▶ **What is asked**
Transcribe the material verbatim in full; the pictures do not belong in the copy.

++++++++

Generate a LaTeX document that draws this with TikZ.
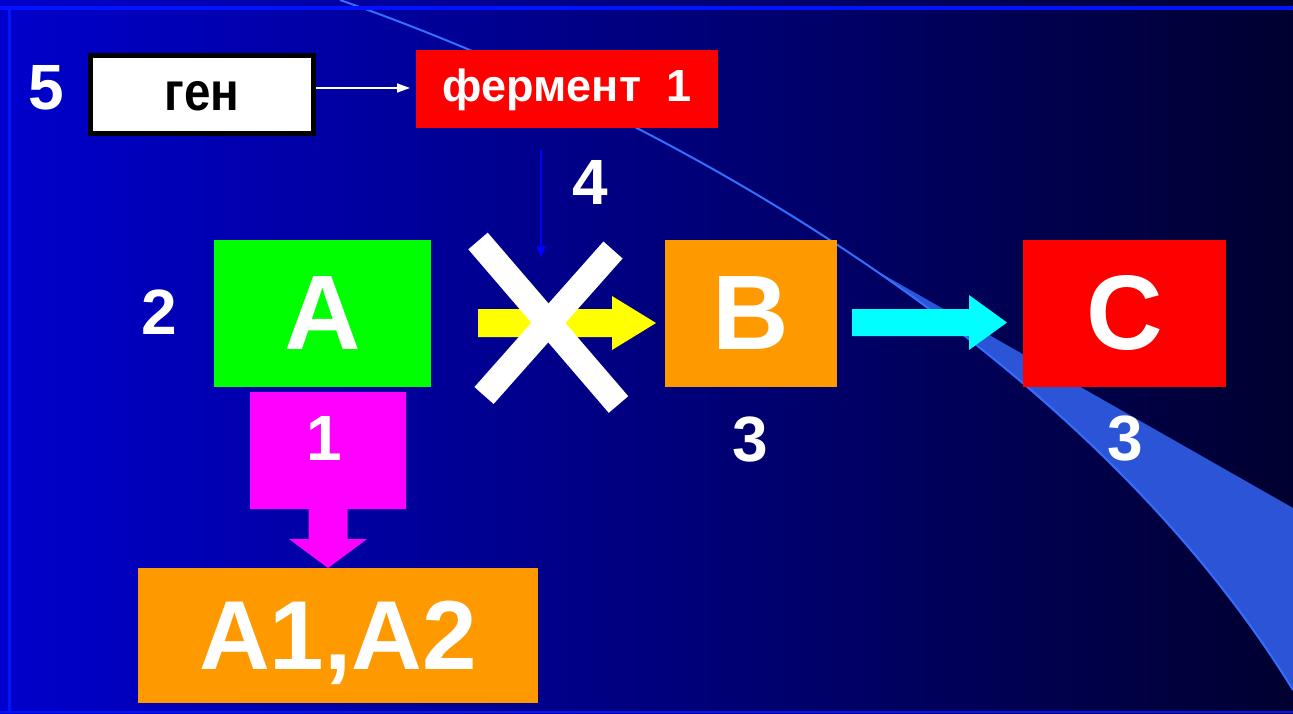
\documentclass[tikz,border=0pt]{standalone}
\usepackage{fontspec}
\setmainfont{Liberation Sans}
\usetikzlibrary{arrows.meta,calc}

\definecolor{bgL}{RGB}{0,0,204}
\definecolor{bgR}{RGB}{0,0,48}
\definecolor{frameblue}{RGB}{0,20,255}
\definecolor{bandfill}{RGB}{43,85,214}
\definecolor{bandedge}{RGB}{51,110,255}
\definecolor{boxgreen}{RGB}{0,255,0}
\definecolor{boxorange}{RGB}{255,153,0}
\definecolor{boxred}{RGB}{255,0,0}
\definecolor{arrmagenta}{RGB}{255,0,255}
\definecolor{arrcyan}{RGB}{0,255,255}
\definecolor{arryellow}{RGB}{255,255,0}
\definecolor{pointerblue}{RGB}{0,0,255}

\newcommand{\fsz}[1]{\fontsize{#1pt}{#1pt}\selectfont\bfseries}

\begin{document}
\begin{tikzpicture}[x=1pt,y=-1pt,
  letterbox/.style={rectangle, inner sep=0pt, outer sep=0pt, text=white,
    minimum height=147pt, font=\fsz{106}},
  numlabel/.style={inner sep=0pt, text=white, font=\fsz{64}, text depth=0pt},
  thinarrow/.style={line width=1.6pt, -{Triangle[length=12pt,width=9pt]}},
  crossbar/.style={white, line width=25.6pt, line cap=butt}]

% page and background
\useasboundingbox (0,0) rectangle (1293,713);
\shade[left color=bgL, right color=bgR] (0,0) rectangle (1293,713);

% sweeping band: one curve, widening into a wedge on the right
\fill[bandfill] (872.75,268.69) .. controls (1042.25,385.13) and (1193,527) .. (1293,690)
  -- (1293,508) -- cycle;
\draw[bandedge, line width=2pt] (340,0) .. controls (690,122.5) and (1093,364) .. (1293,690);

% frame lines
\draw[frameblue, line width=4pt] (0,8) -- (1293,8);
\draw[frameblue, line width=3pt] (9.5,8) -- (9.5,713);
\draw[frameblue, line width=2pt] (0,712) -- (1293,712);

% gene and enzyme
\node[draw=black, fill=white, line width=5pt, inner sep=0pt,
  minimum width=223pt, minimum height=78pt, text height=31pt, text depth=0pt,
  font=\fsz{54}] (gen) at (202,94.5) {\scalebox{0.88}[1]{ген}};
\node[fill=boxred, text=white, inner sep=0pt, outer sep=0pt,
  minimum width=302pt, minimum height=78pt, text height=24pt, text depth=0pt,
  font=\fsz{45}] (ferm) at (567,89) {фермент\ \ 1};
\draw[white, thinarrow, -{Triangle[length=13pt,width=9pt]}] (gen.east |- 0,88) -- ([xshift=-6pt]ferm.west |- 0,88);

% substances
\node[letterbox, fill=boxgreen, minimum width=217pt] (A) at (322.5,313.5) {A};
\node[letterbox, fill=boxorange, minimum width=172pt] (B) at (751,313.5) {B};
\node[letterbox, fill=boxred, minimum width=203pt] (C) at (1124.5,313.5) {C};
\node[letterbox, fill=boxorange, minimum width=400pt, minimum height=135pt,
  font=\fsz{98}, text depth=0pt] (A12) at (338,635.5) {A1,A2};

% numbers
\node[numlabel] (n5) at (46.5,87.5) {5};
\node[numlabel] (n4) at (590,182.5) {4};
\node[numlabel] (n2) at (159,312) {2};
\node[numlabel] (n3b) at (750,439) {3};
\node[numlabel] (n3c) at (1125.5,438.5) {3};

% enzyme acting on the blocked step
\coordinate (ptop) at (541,150);
\coordinate (pend) at (541,258);
\draw[pointerblue, thinarrow] (ptop) -- (pend);

% A -> B (blocked)
\coordinate (ys) at ($(A.east)+(47,9.5)$);
\coordinate (ye) at ($(B.west)+(-9,9.5)$);
\fill[arryellow] ($(ys)+(0,-14)$) -- ($(ye)+(-44,-14)$) -- ($(ye)+(-44,-27)$) -- (ye)
  -- ($(ye)+(-44,27)$) -- ($(ye)+(-44,14)$) -- ($(ys)+(0,14)$) -- cycle;

% cross over the blocked step
\coordinate (x1a) at (478,241);
\coordinate (x1b) at (618.5,404.5);
\coordinate (x2a) at (613,250);
\coordinate (x2b) at (484,395.5);
\draw[crossbar] (x1a) -- (x1b);
\draw[crossbar] (x2a) -- (x2b);

% B -> C
\coordinate (cs) at ($(B.east)+(15,9)$);
\coordinate (ce) at ($(C.west)+(-16,9)$);
\fill[arrcyan] ($(cs)+(0,-13.5)$) -- ($(ce)+(-38,-13.5)$) -- ($(ce)+(-38,-27.5)$) -- (ce)
  -- ($(ce)+(-38,27.5)$) -- ($(ce)+(-38,13.5)$) -- ($(cs)+(0,13.5)$) -- cycle;

% A -> A1,A2 (side branch)
\coordinate (ms) at (328,392);
\coordinate (me) at (328,568);
\fill[arrmagenta] ($(ms)+(-78,0)$) -- ($(ms)+(78,0)$) -- ($(ms)+(78,117)$)
  -- ($(ms)+(19.5,117)$) -- ($(me)+(19.5,-29)$) -- ($(me)+(39,-29)$) -- (me)
  -- ($(me)+(-39,-29)$) -- ($(me)+(-19.5,-29)$) -- ($(ms)+(-19.5,117)$)
  -- ($(ms)+(-78,117)$) -- cycle;
\node[numlabel] (n1) at (324,438.5) {1};

\end{tikzpicture}
\end{document}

++++++++

▶ **Solution to the exercise**
Generate a LaTeX document that draws this with TikZ.
\documentclass[tikz,border=0pt]{standalone}
\usepackage{fontspec}
\setmainfont{Liberation Sans}
\usetikzlibrary{arrows.meta,calc}

\definecolor{bgL}{RGB}{0,0,204}
\definecolor{bgR}{RGB}{0,0,48}
\definecolor{frameblue}{RGB}{0,20,255}
\definecolor{bandfill}{RGB}{43,85,214}
\definecolor{bandedge}{RGB}{51,110,255}
\definecolor{boxgreen}{RGB}{0,255,0}
\definecolor{boxorange}{RGB}{255,153,0}
\definecolor{boxred}{RGB}{255,0,0}
\definecolor{arrmagenta}{RGB}{255,0,255}
\definecolor{arrcyan}{RGB}{0,255,255}
\definecolor{arryellow}{RGB}{255,255,0}
\definecolor{pointerblue}{RGB}{0,0,255}

\newcommand{\fsz}[1]{\fontsize{#1pt}{#1pt}\selectfont\bfseries}

\begin{document}
\begin{tikzpicture}[x=1pt,y=-1pt,
  letterbox/.style={rectangle, inner sep=0pt, outer sep=0pt, text=white,
    minimum height=147pt, font=\fsz{106}},
  numlabel/.style={inner sep=0pt, text=white, font=\fsz{64}, text depth=0pt},
  thinarrow/.style={line width=1.6pt, -{Triangle[length=12pt,width=9pt]}},
  crossbar/.style={white, line width=25.6pt, line cap=butt}]

% page and background
\useasboundingbox (0,0) rectangle (1293,713);
\shade[left color=bgL, right color=bgR] (0,0) rectangle (1293,713);

% sweeping band: one curve, widening into a wedge on the right
\fill[bandfill] (872.75,268.69) .. controls (1042.25,385.13) and (1193,527) .. (1293,690)
  -- (1293,508) -- cycle;
\draw[bandedge, line width=2pt] (340,0) .. controls (690,122.5) and (1093,364) .. (1293,690);

% frame lines
\draw[frameblue, line width=4pt] (0,8) -- (1293,8);
\draw[frameblue, line width=3pt] (9.5,8) -- (9.5,713);
\draw[frameblue, line width=2pt] (0,712) -- (1293,712);

% gene and enzyme
\node[draw=black, fill=white, line width=5pt, inner sep=0pt,
  minimum width=223pt, minimum height=78pt, text height=31pt, text depth=0pt,
  font=\fsz{54}] (gen) at (202,94.5) {\scalebox{0.88}[1]{ген}};
\node[fill=boxred, text=white, inner sep=0pt, outer sep=0pt,
  minimum width=302pt, minimum height=78pt, text height=24pt, text depth=0pt,
  font=\fsz{45}] (ferm) at (567,89) {фермент\ \ 1};
\draw[white, thinarrow, -{Triangle[length=13pt,width=9pt]}] (gen.east |- 0,88) -- ([xshift=-6pt]ferm.west |- 0,88);

% substances
\node[letterbox, fill=boxgreen, minimum width=217pt] (A) at (322.5,313.5) {A};
\node[letterbox, fill=boxorange, minimum width=172pt] (B) at (751,313.5) {B};
\node[letterbox, fill=boxred, minimum width=203pt] (C) at (1124.5,313.5) {C};
\node[letterbox, fill=boxorange, minimum width=400pt, minimum height=135pt,
  font=\fsz{98}, text depth=0pt] (A12) at (338,635.5) {A1,A2};

% numbers
\node[numlabel] (n5) at (46.5,87.5) {5};
\node[numlabel] (n4) at (590,182.5) {4};
\node[numlabel] (n2) at (159,312) {2};
\node[numlabel] (n3b) at (750,439) {3};
\node[numlabel] (n3c) at (1125.5,438.5) {3};

% enzyme acting on the blocked step
\coordinate (ptop) at (541,150);
\coordinate (pend) at (541,258);
\draw[pointerblue, thinarrow] (ptop) -- (pend);

% A -> B (blocked)
\coordinate (ys) at ($(A.east)+(47,9.5)$);
\coordinate (ye) at ($(B.west)+(-9,9.5)$);
\fill[arryellow] ($(ys)+(0,-14)$) -- ($(ye)+(-44,-14)$) -- ($(ye)+(-44,-27)$) -- (ye)
  -- ($(ye)+(-44,27)$) -- ($(ye)+(-44,14)$) -- ($(ys)+(0,14)$) -- cycle;

% cross over the blocked step
\coordinate (x1a) at (478,241);
\coordinate (x1b) at (618.5,404.5);
\coordinate (x2a) at (613,250);
\coordinate (x2b) at (484,395.5);
\draw[crossbar] (x1a) -- (x1b);
\draw[crossbar] (x2a) -- (x2b);

% B -> C
\coordinate (cs) at ($(B.east)+(15,9)$);
\coordinate (ce) at ($(C.west)+(-16,9)$);
\fill[arrcyan] ($(cs)+(0,-13.5)$) -- ($(ce)+(-38,-13.5)$) -- ($(ce)+(-38,-27.5)$) -- (ce)
  -- ($(ce)+(-38,27.5)$) -- ($(ce)+(-38,13.5)$) -- ($(cs)+(0,13.5)$) -- cycle;

% A -> A1,A2 (side branch)
\coordinate (ms) at (328,392);
\coordinate (me) at (328,568);
\fill[arrmagenta] ($(ms)+(-78,0)$) -- ($(ms)+(78,0)$) -- ($(ms)+(78,117)$)
  -- ($(ms)+(19.5,117)$) -- ($(me)+(19.5,-29)$) -- ($(me)+(39,-29)$) -- (me)
  -- ($(me)+(-39,-29)$) -- ($(me)+(-19.5,-29)$) -- ($(ms)+(-19.5,117)$)
  -- ($(ms)+(-78,117)$) -- cycle;
\node[numlabel] (n1) at (324,438.5) {1};

\end{tikzpicture}
\end{document}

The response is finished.